Para evitar repetições – duplas contagens –, nos concentraremos, aqui, nas despesas dos candidatos.
Como já mencionado, elas somaram 4 bilhões, 558 milhões, 472 mil e 100 reais, ou, corrigida a inflação, 5 bilhões, 580 milhões, 473 mil e 795 reais em preços de novembro de 2017.
Trata-se de um aumento de 449% em relação a 2002, quando todos os candidatos, juntos, declararam R$ 830.479.113,24 como seus gastos (em preços de 2014, R$ 1.687.671.334,59 – ou seja, entre 2002 e 2014, houve um aumento real, ou seja, acima da inflação, de 170%, no total dos gastos eleitorais).
FONTES
Já analisamos essa mesma questão em outro lugar, ainda que os dados atuais sejam mais precisos, mas o sentido geral é exatamente o mesmo (cf.
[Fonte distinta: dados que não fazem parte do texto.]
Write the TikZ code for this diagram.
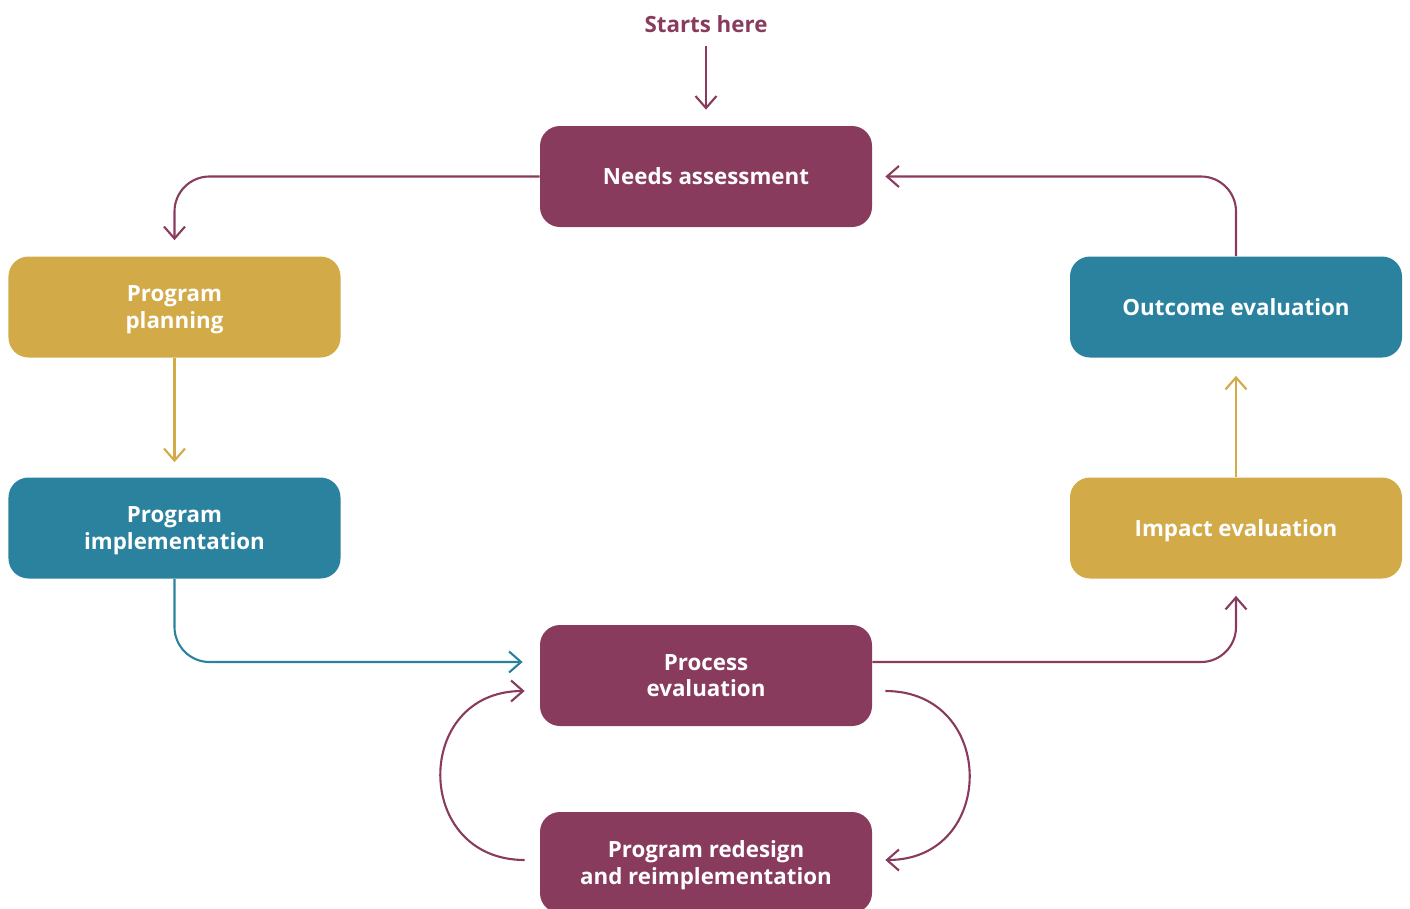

Carlos Lopes, “Os Crimes do Cartel do Bilhão contra o Brasil: o esquema que assaltou a Petrobras”, Fundação Instituto Claudio Campos, 2016, pp. 119-120).
Agora, nosso interesse é a distribuição dos gastos eleitorais:
Os gastos eleitorais, somados, dos candidatos do PT, aumentaram de R$ 95.879.610, em 2002, para R$ 1.048.503.533 em 2014, um aumento de 952 milhões, 623 mil e 923 reais, puxando – evidentemente, para cima – o encarecimento da campanha eleitoral.
Tanto em termos absolutos, quanto em termos percentuais (+994%), o aumento dos gastos eleitorais do PT ficou bem acima daqueles do PSDB (R$ +607.160.906 ou +423%) e do PMDB (R$ +598.800.671 ou +679%).
Aqui, é possível que alguém – dificilmente de boa fé – argumente que os gastos do PT aumentaram tanto porque sua receita cresceu muito, devido a estar na Presidência da República.
Mas esse é exatamente o problema: em 12 anos de governo, não somente o PT não tomou iniciativa alguma para tornar as eleições mais democráticas – isto é, para coibir, pelo menos em parte, o abuso do poder financeiro – como tornou-se o principal receptáculo e beneficiário desse abuso do poder financeiro, batendo até o PSDB nesse corrupto campeonato.
Tornou-se, portanto, campeão da luta contra a democracia – se é que isso pode ser chamado pela nobre palavra “luta”, tão cara a Rui Barbosa.
A pergunta, portanto, é como o PT conseguiu isso. Ou: por quê? Ou, talvez: à custa de quê – ou de quem?
Bem, leitores, dos R$ 350 milhões declarados como receita pela campanha presidencial do PT em 2014, R$ 336.992.827 foram doações de empresas, ou seja, 96%.
Dessas “doações” empresariais, R$ 174.280.637 vieram das empresas agarradas pela Operação Lava Jato.
Resumindo, 52% das doações empresariais da campanha de Dilma, em 2014, vieram da Odebrecht, JBS e assemelhadas (no roubo e na passagem de propina).
RECEPTAÇÃO
Mas, vejamos a totalidade da campanha eleitoral.
Em vez de dizer aquilo que o leitor arguto, provavelmente, acha que vamos dizer, melhor será mostrar. Comparemos, então, a parcela que coube aos candidatos do PT, em relação aos do PSDB e do PMDB, no que concerne às empresas – as principais, pelo menos –, com diretores ou lobistas já condenados, depois de pegos na Operação Lava Jato:
1) Odebrecht (incluindo Braskem)
PT: 67%;
PSDB: 12%;
PMDB: 4%;
Outros: 18%.
2) JBS
PT: 77%;
PSDB: 4%;
PMDB: 9%;
Outros: 10%.
3) ANDRADE GUTIERREZ
PT: 98,69%;
PSDB: 0,02%;
PMDB: 1,23%;
Outros: 0,06%.
4) OAS
PT: 97,56%;
PSDB: 2,44%;
Outros: 0.
5) UTC
PT: 76,72%;
PSDB: 2,13%;
PMDB: 0,84%;
Outros: 20,31%.
6) BTG Pactual
PT: 63,91%;
PSDB: 11,62%;
PMDB: 10,09%;
Outros: 14,37%.
7) QUEIROZ GALVÃO
PT: 95,48%;
Outros: 4,52%.
8) ENGEVIX
PT: 67,89%;
PSDB: 7,02%;
PMDB: 1,22%;
Outros: 23,87%.
9) GALVÃO ENGENHARIA
PT: 67,69%;
PSDB: 0,13%;
PMDB: 2,55%;
Outros: 29,63%.
10) TOYO SETAL
PT: 56,86%;
PSDB: 11,76%;
PMDB: 9,80%;
Outros: 21,57%.
Bem, isto é, basicamente, o que queríamos dizer. Mais não falamos – ou, aliás, escrevemos – por enquanto, pois o leitor saberá tirar as suas conclusões.